I disagree that without guilt one cannot repent, but other than that, this person seems to be saying pretty much the same thing. I should probably elaborate on what I mean by guilt not being necessary for repentance. The thing is, when people feel guilty, it's because they feel like they have sinned. And then they are spurred to try to change their sinful state or they give up trying and live with the guilt. They completely miss the factor that only God can change them and on top of that only God can determine whether or not they have sinned in the first place. Guilt is a result of the struggle to govern and judge one's self rather than leaving it up to God.

This is really not a new thought. Psychologists have found that we are happiest and healthiest (healthy in terms of good works such as taking care of ourselves and doing what we can for others) when we aren't eaten up with guilt. It has been acknowledged that our minds cannot function properly without the sense of a Higher Power that loves us as we are and forgives us. It has also been acknowledged that we have a conscientiousness that is separate from our inner self and outer self - it's called the super ego, and it is what determines the higher standards we try to live up to. When the super ego is filled up with legalistic definitions of what is right and wrong, we experience guilt when we are unable to fulfill those definitions and if it continues will be driven to the point where we completely give up trying to fulfill the super ego's expectations (thus is born the drug addict, the alcoholic, the dependent, the thief, etc.). The whole problem in this equation is that the super ego is our means of judging ourselves. Now, we can try to live up to our super ego's expectations and punish ourselves with guilt when ever we fail, or we can turn it over to God and say, "You know what? I know this super ego of mine pushes me to take your place as Judge and gets in the way of me knowing you. From now on, when my super ego starts complaining, I'm going to make the conscientious effort to turn to you instead and trust that you love me as I am and you will correct me if I am wrong."

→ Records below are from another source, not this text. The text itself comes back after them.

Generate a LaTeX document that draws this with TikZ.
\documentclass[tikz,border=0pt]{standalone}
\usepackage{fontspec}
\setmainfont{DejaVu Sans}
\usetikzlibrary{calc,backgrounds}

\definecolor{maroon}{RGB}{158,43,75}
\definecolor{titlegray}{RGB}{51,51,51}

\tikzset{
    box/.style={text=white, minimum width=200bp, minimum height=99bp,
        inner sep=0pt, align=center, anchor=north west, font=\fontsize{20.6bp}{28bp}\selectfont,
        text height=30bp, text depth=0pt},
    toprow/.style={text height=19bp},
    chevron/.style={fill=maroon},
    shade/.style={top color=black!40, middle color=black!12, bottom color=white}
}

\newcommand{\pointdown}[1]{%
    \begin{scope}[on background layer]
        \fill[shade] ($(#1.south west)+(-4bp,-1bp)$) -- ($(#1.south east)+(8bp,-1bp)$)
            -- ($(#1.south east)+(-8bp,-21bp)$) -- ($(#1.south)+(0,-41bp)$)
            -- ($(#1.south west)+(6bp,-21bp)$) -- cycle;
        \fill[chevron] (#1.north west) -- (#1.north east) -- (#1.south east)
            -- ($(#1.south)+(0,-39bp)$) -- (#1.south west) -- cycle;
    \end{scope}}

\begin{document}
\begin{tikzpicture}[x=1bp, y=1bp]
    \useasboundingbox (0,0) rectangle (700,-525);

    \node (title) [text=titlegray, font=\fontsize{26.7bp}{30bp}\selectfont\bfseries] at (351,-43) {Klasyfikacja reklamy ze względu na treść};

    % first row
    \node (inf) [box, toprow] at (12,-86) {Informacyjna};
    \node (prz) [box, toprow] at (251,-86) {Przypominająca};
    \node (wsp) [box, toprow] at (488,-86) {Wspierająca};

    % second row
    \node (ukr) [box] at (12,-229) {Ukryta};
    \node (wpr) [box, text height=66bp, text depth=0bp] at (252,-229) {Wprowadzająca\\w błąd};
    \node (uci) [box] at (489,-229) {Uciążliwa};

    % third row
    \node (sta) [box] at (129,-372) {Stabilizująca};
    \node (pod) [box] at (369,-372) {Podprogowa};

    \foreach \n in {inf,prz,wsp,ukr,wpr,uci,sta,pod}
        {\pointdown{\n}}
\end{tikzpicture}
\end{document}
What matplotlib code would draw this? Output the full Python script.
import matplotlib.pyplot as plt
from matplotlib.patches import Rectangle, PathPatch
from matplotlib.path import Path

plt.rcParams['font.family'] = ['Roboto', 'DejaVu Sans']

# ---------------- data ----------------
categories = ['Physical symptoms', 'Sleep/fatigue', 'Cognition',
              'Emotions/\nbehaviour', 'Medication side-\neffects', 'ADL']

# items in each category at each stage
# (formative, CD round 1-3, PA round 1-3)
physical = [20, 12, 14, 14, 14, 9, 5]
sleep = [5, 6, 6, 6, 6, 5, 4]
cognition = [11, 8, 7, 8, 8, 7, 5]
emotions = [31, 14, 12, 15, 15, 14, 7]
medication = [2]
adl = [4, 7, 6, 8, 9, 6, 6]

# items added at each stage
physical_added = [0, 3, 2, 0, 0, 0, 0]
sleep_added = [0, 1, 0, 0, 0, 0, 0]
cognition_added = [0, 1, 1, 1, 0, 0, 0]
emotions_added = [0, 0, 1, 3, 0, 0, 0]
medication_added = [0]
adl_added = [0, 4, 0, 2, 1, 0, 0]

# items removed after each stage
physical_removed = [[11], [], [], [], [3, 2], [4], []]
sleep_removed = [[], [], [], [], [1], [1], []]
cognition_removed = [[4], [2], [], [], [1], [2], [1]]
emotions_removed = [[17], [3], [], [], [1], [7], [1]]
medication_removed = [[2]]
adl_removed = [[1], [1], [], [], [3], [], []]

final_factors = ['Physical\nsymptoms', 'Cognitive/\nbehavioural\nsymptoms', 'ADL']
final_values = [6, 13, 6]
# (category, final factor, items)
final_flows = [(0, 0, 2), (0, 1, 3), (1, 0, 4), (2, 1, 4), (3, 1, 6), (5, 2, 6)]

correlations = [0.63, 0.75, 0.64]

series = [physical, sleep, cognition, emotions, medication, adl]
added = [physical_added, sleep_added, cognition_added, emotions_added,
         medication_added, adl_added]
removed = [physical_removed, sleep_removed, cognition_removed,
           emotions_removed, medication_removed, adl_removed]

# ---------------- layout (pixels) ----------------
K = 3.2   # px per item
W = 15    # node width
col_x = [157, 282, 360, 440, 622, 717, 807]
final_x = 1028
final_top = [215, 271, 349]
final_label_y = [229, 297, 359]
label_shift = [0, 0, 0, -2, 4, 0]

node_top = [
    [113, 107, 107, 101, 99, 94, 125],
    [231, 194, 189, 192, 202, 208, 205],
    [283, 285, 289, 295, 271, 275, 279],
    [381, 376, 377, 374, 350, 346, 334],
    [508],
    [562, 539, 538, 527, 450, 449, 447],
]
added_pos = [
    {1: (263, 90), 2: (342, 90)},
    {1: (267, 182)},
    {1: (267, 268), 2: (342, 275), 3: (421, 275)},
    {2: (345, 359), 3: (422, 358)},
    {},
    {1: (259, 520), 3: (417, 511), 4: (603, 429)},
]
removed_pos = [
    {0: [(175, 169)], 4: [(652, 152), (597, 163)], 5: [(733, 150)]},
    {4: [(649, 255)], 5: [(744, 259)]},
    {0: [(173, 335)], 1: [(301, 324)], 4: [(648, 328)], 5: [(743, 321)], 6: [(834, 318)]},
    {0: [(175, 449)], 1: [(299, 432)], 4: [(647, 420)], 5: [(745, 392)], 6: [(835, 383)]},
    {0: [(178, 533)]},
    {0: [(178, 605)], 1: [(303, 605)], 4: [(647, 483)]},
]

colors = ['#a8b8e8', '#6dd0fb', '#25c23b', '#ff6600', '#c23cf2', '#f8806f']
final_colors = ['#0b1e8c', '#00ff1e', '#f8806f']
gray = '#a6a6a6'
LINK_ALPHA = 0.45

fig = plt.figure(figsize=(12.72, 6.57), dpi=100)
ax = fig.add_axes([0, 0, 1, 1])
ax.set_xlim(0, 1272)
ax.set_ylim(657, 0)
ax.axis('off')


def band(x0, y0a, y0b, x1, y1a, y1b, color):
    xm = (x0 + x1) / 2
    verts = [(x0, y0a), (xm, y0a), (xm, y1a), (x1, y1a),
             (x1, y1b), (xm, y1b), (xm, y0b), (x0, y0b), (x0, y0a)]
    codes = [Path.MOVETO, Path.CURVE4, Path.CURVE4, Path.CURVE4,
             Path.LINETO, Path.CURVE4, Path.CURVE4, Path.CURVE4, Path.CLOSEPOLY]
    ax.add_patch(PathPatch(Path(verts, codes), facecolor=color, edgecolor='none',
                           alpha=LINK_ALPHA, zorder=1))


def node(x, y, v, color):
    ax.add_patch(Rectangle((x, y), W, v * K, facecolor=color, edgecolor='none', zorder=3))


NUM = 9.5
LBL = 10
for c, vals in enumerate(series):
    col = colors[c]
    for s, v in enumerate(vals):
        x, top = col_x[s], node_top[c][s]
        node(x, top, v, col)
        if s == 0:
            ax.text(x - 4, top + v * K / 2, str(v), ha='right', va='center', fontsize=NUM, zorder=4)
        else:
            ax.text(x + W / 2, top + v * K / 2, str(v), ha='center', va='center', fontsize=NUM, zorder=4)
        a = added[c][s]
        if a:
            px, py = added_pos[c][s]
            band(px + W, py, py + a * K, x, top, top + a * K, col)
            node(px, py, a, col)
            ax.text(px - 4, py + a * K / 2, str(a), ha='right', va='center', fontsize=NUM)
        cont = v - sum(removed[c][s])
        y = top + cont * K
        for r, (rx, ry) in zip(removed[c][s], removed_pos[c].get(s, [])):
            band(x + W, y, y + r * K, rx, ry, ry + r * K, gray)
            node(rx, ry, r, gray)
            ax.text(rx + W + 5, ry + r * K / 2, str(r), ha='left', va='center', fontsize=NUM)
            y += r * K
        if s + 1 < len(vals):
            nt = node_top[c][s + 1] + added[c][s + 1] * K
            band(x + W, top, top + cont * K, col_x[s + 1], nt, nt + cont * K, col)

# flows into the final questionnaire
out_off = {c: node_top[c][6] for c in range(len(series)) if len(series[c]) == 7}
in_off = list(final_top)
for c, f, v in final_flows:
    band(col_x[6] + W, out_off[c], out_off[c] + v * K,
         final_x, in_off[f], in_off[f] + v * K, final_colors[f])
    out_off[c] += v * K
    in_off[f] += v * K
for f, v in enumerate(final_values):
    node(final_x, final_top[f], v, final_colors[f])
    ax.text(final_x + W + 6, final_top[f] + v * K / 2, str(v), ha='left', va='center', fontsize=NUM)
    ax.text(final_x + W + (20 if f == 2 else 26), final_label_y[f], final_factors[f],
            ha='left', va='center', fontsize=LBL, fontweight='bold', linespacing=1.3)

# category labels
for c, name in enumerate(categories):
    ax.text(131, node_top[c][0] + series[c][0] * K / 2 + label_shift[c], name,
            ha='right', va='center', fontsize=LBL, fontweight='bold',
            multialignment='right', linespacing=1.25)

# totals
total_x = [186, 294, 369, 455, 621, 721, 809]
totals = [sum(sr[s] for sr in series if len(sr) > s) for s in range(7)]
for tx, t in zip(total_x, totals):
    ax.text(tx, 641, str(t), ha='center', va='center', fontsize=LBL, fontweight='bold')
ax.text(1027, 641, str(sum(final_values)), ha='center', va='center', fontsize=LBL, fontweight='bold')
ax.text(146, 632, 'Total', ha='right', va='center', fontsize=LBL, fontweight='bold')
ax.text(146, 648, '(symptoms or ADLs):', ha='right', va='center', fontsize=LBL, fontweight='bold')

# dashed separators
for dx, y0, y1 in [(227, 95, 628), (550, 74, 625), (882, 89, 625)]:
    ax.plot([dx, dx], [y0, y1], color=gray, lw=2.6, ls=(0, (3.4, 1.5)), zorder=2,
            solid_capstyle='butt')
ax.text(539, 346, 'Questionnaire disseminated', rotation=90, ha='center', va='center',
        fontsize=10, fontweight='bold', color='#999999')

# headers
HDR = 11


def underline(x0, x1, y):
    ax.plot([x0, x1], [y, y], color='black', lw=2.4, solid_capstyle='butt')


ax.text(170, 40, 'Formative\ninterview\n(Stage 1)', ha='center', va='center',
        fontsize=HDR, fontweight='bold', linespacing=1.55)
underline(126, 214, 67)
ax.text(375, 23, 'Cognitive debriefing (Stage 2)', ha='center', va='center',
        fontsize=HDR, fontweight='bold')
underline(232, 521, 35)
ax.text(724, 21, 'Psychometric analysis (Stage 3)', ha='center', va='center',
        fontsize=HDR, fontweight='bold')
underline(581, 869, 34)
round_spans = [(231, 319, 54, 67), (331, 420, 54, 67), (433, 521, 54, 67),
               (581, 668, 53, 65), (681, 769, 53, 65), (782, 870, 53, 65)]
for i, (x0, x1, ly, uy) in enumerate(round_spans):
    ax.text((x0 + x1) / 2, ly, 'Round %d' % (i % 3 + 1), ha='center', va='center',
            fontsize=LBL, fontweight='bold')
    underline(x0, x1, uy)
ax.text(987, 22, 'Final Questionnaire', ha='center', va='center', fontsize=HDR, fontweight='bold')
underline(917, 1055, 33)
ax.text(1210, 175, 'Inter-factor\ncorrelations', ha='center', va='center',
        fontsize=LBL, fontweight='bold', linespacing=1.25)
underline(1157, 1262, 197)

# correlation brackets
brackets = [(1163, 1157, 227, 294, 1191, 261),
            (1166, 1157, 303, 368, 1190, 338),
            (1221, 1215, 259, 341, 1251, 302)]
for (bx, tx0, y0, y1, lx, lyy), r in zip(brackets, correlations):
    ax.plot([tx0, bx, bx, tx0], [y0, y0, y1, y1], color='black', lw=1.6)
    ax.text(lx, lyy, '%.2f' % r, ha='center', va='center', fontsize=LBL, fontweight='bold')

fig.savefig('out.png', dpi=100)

Mind you, this is a little twist to standard psychology. Standard psychology teaches that we can do all of this by our self, that there is no sin to think about in the first place, that we can get rid of all our fears. The thing is... it's a lot like the concept of God without God. There's buzz words like Higher Power acknowledging that we need to feel God's presence in our lives but somehow we are supposed to accomplish this without actually acknowledging we need God, just acknowledging that we have this random weird needs that we can take care of ourselves by pretending to be God without belief in God or by immersing ourselves in any belief system. However, I can't see how just any belief system would fulfill those needs. Christianity is the only belief system that I know of that speaks of a God who wants to fulfill those needs. Other belief systems teach that we have to do something to make (the) God(s) happy enough to fulfill us, or that He (or they) doesn't really care, or that we are just not evolved enough in our natural state to realize those needs ourselves, etc. As far as I know, none of them talk about a Higher Power that loves you just as you are and freely forgives you for every sin you can or cannot imagine if you simply ask for it.

I could talk some more about this and how it applies to Christ's crucifixion, but I'm out of time for right now. Maybe tomorrow I will write about this some more. It's an intriguing enough concept to keep writing about.